WORK TO COMPLETE -
Gather all lines with "page" from the records.

>> BEGIN

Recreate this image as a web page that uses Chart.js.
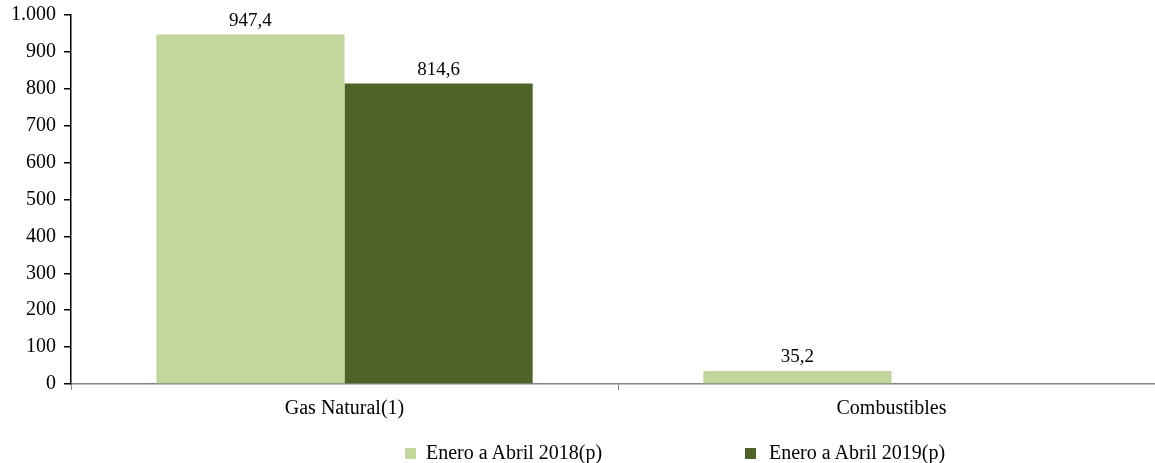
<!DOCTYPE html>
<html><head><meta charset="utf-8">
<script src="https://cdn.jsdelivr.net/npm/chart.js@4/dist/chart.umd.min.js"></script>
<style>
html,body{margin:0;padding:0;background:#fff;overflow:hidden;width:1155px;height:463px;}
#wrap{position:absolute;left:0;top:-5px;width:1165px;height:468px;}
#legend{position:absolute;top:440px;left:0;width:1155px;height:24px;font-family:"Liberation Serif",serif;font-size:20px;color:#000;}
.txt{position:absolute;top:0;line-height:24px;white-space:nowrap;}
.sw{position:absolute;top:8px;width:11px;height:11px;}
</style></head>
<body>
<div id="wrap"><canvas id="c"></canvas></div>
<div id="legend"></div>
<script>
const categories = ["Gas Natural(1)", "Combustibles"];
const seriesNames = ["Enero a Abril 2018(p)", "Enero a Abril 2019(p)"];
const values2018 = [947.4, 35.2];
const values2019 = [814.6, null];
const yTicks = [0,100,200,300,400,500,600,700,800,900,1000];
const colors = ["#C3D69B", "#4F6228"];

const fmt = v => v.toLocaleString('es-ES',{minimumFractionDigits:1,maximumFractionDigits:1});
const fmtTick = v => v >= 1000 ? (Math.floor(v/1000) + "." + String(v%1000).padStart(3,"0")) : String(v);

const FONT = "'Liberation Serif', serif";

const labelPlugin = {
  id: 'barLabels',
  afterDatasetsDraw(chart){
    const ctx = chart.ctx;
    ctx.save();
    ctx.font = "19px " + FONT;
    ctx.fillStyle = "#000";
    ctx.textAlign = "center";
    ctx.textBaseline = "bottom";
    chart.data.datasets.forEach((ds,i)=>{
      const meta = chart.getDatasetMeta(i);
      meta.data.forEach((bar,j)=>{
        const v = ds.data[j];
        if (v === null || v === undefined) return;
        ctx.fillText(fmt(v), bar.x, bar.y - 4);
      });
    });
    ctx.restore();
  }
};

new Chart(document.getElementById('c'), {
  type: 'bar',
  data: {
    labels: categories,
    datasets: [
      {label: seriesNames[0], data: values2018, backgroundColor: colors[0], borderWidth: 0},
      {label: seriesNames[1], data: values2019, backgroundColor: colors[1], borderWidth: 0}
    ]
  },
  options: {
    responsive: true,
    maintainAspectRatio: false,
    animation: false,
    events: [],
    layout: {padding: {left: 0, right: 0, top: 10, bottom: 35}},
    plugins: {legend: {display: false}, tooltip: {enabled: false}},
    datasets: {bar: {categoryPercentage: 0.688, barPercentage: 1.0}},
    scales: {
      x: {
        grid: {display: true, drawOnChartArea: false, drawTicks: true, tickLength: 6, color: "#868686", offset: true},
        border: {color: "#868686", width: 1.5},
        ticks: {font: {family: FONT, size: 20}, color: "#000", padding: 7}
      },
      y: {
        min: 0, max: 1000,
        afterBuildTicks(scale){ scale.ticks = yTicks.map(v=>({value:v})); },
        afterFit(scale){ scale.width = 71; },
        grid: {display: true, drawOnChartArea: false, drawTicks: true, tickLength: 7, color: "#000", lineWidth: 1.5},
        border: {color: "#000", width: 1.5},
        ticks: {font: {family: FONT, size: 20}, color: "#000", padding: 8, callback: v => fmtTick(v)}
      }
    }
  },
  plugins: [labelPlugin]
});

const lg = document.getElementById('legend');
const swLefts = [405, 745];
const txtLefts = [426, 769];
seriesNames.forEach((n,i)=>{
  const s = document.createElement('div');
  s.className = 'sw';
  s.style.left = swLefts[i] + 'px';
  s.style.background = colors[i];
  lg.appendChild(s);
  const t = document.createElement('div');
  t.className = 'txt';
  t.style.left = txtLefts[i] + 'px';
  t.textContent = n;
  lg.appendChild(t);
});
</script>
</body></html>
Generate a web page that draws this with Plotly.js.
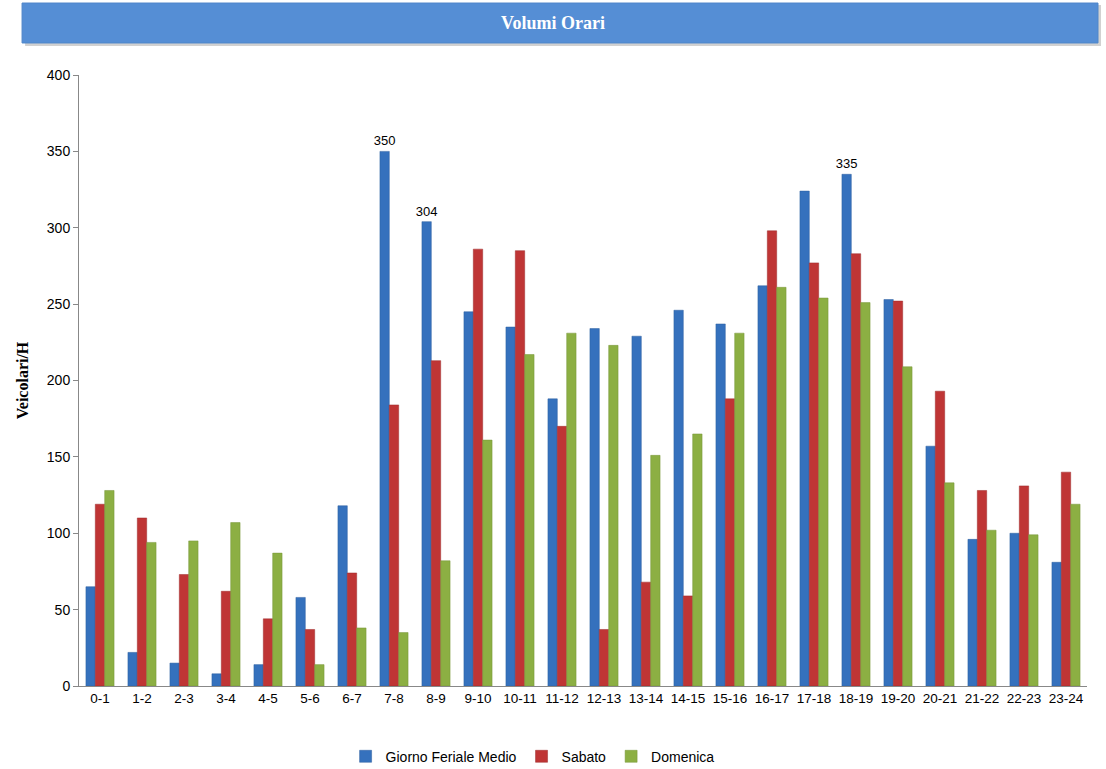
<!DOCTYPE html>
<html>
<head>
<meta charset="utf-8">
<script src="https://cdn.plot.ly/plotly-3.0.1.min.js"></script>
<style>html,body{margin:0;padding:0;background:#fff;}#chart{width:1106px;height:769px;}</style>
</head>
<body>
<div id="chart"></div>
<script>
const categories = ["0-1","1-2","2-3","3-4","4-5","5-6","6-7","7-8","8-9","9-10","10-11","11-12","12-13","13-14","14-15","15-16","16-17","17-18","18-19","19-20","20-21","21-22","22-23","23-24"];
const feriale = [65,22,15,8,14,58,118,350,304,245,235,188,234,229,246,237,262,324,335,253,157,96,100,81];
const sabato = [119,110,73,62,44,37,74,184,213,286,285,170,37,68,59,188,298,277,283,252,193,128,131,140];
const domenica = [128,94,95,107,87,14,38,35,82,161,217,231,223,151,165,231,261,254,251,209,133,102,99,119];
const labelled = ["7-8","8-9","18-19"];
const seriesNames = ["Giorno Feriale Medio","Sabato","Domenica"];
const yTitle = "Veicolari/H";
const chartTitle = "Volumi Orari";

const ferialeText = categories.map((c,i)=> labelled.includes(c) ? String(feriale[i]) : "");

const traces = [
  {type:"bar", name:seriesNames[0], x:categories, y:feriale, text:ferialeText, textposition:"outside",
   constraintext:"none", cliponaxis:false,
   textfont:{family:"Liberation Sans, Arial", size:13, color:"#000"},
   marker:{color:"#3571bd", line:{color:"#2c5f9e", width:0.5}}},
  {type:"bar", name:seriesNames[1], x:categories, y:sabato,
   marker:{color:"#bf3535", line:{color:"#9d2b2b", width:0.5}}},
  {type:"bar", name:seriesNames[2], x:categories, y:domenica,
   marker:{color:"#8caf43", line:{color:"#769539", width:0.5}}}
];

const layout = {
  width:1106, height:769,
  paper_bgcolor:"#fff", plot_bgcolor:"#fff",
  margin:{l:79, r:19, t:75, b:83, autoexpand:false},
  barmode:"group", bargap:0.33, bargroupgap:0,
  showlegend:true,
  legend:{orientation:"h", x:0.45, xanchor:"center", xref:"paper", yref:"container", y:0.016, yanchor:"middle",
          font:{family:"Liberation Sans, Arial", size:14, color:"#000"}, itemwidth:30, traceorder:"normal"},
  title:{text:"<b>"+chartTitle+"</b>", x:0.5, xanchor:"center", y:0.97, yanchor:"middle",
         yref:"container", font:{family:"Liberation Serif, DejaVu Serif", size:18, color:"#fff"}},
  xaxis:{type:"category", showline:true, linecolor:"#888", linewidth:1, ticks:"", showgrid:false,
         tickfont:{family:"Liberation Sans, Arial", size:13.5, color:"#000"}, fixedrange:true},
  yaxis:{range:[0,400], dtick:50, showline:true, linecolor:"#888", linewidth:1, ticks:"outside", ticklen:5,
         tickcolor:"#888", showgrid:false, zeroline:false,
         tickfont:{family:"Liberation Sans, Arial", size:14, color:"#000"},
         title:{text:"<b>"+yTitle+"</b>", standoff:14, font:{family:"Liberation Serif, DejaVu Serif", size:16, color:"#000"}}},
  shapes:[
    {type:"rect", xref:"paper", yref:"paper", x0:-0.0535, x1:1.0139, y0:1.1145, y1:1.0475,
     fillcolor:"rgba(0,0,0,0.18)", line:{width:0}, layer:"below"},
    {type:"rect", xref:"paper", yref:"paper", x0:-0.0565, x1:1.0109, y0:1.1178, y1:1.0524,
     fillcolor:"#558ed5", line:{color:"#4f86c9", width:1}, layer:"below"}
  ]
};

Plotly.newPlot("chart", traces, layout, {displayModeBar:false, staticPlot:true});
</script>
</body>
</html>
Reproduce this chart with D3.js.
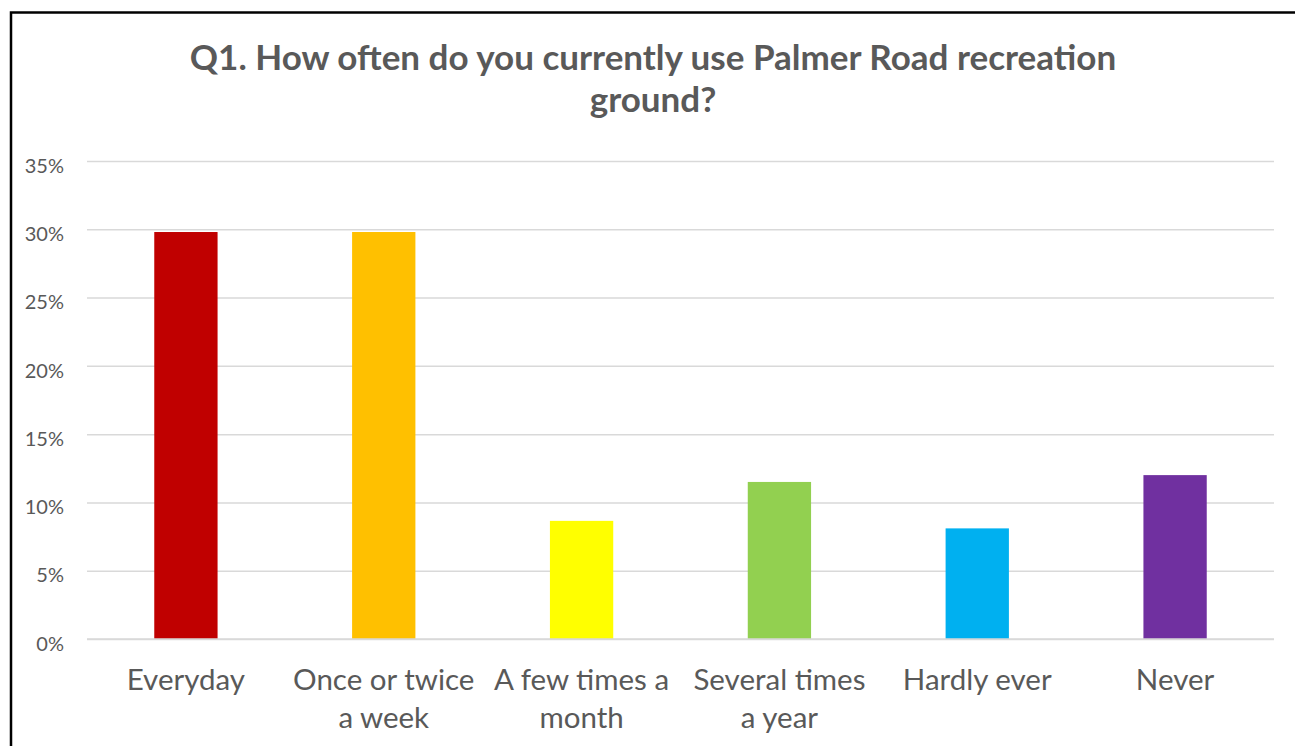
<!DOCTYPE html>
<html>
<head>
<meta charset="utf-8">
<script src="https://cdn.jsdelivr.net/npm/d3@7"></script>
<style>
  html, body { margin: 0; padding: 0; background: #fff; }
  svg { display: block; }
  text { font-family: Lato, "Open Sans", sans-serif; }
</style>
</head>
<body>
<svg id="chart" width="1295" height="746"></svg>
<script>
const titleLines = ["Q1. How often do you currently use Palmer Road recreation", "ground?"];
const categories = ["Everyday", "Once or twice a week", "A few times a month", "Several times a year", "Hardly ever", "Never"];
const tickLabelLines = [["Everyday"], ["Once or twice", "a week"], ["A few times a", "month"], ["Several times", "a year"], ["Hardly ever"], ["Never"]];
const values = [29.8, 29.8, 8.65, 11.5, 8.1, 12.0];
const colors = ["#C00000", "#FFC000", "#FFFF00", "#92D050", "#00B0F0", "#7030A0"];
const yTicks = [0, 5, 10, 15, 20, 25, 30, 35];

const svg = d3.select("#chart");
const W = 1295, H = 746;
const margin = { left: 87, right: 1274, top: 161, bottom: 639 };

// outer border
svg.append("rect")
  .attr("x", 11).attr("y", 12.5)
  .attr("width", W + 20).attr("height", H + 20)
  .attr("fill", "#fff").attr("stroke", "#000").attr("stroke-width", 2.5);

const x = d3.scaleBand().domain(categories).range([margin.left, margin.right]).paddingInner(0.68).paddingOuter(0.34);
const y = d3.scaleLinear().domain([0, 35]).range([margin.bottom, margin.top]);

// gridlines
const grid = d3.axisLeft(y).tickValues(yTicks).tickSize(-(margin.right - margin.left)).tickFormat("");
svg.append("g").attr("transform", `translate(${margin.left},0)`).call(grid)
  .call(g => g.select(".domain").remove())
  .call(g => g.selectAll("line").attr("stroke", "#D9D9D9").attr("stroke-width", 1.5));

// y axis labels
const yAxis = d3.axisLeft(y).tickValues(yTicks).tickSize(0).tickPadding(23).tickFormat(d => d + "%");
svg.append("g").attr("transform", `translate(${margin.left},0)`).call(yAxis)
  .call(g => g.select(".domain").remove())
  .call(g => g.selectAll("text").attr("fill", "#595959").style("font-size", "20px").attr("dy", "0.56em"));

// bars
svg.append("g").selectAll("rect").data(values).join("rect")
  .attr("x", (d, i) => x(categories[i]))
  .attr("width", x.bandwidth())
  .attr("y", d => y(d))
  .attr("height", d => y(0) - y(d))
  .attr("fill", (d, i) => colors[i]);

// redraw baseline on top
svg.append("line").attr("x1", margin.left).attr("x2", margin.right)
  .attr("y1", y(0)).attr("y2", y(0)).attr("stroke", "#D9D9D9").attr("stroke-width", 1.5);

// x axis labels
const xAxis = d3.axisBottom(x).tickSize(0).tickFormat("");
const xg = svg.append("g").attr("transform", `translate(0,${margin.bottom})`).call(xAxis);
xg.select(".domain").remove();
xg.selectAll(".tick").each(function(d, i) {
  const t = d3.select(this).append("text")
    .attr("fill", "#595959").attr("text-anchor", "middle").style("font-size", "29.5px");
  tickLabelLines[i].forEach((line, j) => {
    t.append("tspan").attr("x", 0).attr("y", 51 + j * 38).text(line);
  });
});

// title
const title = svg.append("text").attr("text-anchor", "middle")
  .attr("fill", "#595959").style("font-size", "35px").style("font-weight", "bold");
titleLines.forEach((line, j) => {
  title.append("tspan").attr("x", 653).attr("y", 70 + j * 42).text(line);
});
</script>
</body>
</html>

>> END

THE REPLY -
Recreate this image as a web page that uses Chart.js.
Generate a web page that draws this with Plotly.js.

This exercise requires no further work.